# Problem requirements
Leaving the pictures out, print the lines from the first line of the listing through the line containing "(0,0) rectangle (981,401);", exactly as they read, and no others.

····················

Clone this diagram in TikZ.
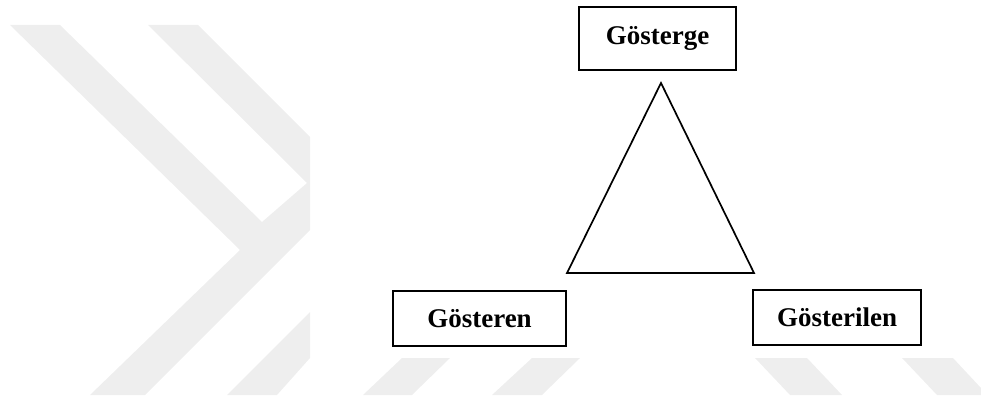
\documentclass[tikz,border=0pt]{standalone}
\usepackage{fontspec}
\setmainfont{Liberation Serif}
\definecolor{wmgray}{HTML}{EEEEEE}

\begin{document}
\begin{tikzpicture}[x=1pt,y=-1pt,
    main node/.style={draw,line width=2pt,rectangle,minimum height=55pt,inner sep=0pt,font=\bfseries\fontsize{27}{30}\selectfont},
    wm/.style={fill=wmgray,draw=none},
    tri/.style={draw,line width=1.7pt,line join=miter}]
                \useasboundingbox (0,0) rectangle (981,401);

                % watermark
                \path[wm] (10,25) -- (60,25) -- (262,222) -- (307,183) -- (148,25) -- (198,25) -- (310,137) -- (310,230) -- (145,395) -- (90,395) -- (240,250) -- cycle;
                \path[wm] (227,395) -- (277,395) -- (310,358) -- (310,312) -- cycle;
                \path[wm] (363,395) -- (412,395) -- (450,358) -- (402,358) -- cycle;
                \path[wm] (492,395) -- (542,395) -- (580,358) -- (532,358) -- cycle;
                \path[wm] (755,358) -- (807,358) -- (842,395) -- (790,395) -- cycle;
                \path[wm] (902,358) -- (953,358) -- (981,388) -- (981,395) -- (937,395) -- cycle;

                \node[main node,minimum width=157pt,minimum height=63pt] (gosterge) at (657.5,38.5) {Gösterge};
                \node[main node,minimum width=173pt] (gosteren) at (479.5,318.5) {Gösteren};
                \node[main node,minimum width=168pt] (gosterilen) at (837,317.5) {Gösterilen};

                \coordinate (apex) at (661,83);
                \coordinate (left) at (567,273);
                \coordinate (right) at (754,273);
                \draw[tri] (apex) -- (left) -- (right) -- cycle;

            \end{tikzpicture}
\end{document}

····················

# Task response
Clone this diagram in TikZ.
\documentclass[tikz,border=0pt]{standalone}
\usepackage{fontspec}
\setmainfont{Liberation Serif}
\definecolor{wmgray}{HTML}{EEEEEE}

\begin{document}
\begin{tikzpicture}[x=1pt,y=-1pt,
    main node/.style={draw,line width=2pt,rectangle,minimum height=55pt,inner sep=0pt,font=\bfseries\fontsize{27}{30}\selectfont},
    wm/.style={fill=wmgray,draw=none},
    tri/.style={draw,line width=1.7pt,line join=miter}]
                \useasboundingbox (0,0) rectangle (981,401);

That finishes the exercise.